How we plan the lighting in our homes tend to affect our well-being more than any other interior decision. Flat functional light, as in an office, puts people on the alert while decorative lighting creates mood and makes you feel warm and safe. Lighting seems to be the part of interior decoration people find the most challenging so we decided to do some reading up on the subject. This is what we learned.
The basics of modern lighting
Lighting design is broken down into three kinds of illumination: General lighting, task lighting and accent lighting. General lighting illuminates the entire room or space, and is created by up-lights or down-lights. It bounces off walls and ceilings to light up the whole area, and it covers the basic needs for visibility and safety. Task lighting illuminates smaller areas such as a desk or the kitchen countertops. These lamps should be around three times as bright as the general lighting. Good task lighting includes well-positioned pendants, table or floor lamps and under-cabinet lighting strips. Accent lighting is used to accentuate a certain object, a piece of art or an architectual feature of your home. With accent lights you need to be careful with dark shadows and bright glares.
8 tips for great lighting design
- Different lighting combinations create different ambiences. In a living room, for example, the recommendation is to have 5-10 different light sources, switched on according to your changing needs; movie watching, cleaning, reading, entertaining guests or just a lazy day on the sofa with your iPad.
- By placing light sources at different heights in a room you will create a more interesting environment for the eye. Try to play with light and shadows, but be aware of reflections.
- According to light designers, dimmers are essential in all rooms, but they are not restricted to ceiling lights. In the bedroom for example dimmers are great for the night stand lamps, to optimise the “reading in bed”- experience.
- A dark surface absorbs light, therefore darker rooms needs more light sources. Light drapes on the other hand help to spread the daylight in a room.
- In the dining room, if you make the table the brightest spot you draw people in. That’s probably where you want them to keep their attention. Use a chandelier or a pendant above the table for that. Elsewhere in the room, indirect lighting is best—it’s relaxing and flattering.
- In the bathroom lighting is recommended to be mounted on both sides of the mirror to cast even illumination across the face. Position the fixtures so the bottom edges of the shades are a little below eye level. You’ll need 700 to 1100 lm (Lumen) of light to put on make-up, so a 410 lm halogen lamp on each side will do. Add the overhead if you need more. However, we always suggest a quick check up in daylight before leaving the house.

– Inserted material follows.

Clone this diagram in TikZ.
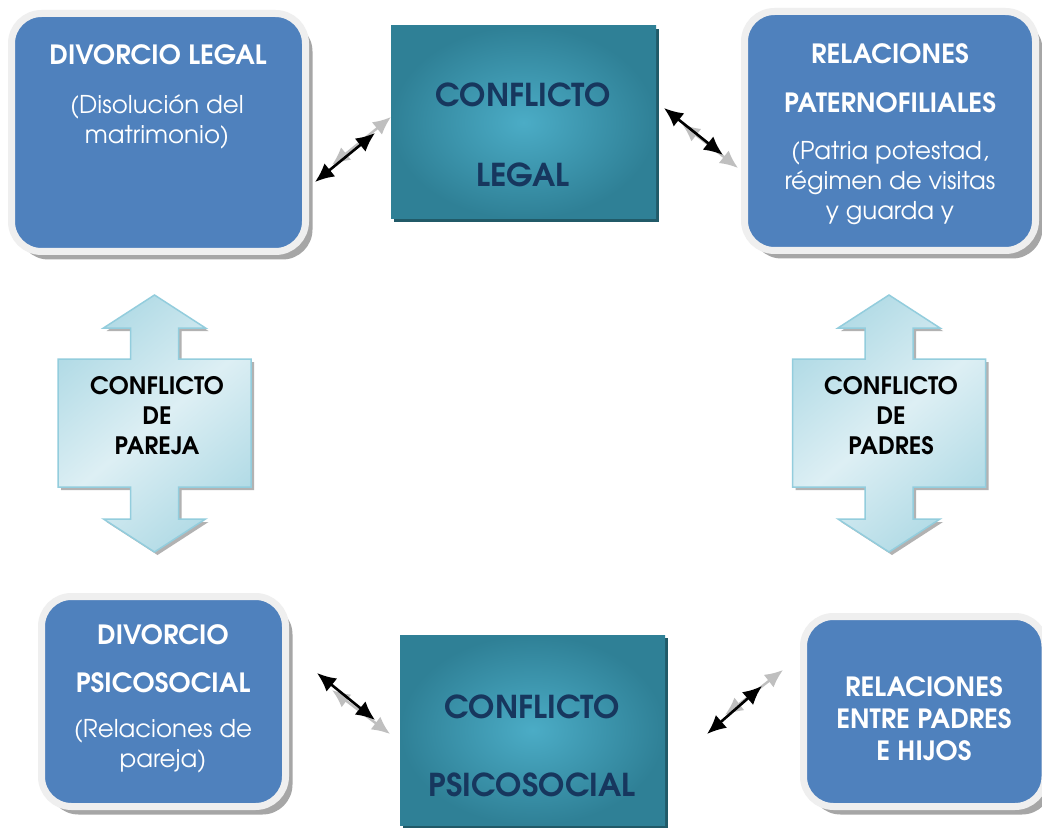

- We love the soft pink light bulbs. They emit a gorgeous, rosy glow. Perfect for mood lighting in the living room, the dining room, or a bedroom. They say once you switch to pink, you’ll never go back.
- Every home should have a statement piece, something to make the guests talk and a place to rest your eyes while contemplating. Why not put your favourite heels in a back lit cabinet? Or highlight your collection of Star Wars figurines with a well placed spotlight? Think outside the box to make it personal.
To summarise: Try to arrange a mix of light sources at different levels to create a flattering ambience, and add appropriate task lighting for whatever you need to do in that space. Hope this can help you to see your home in a new light. Good luck!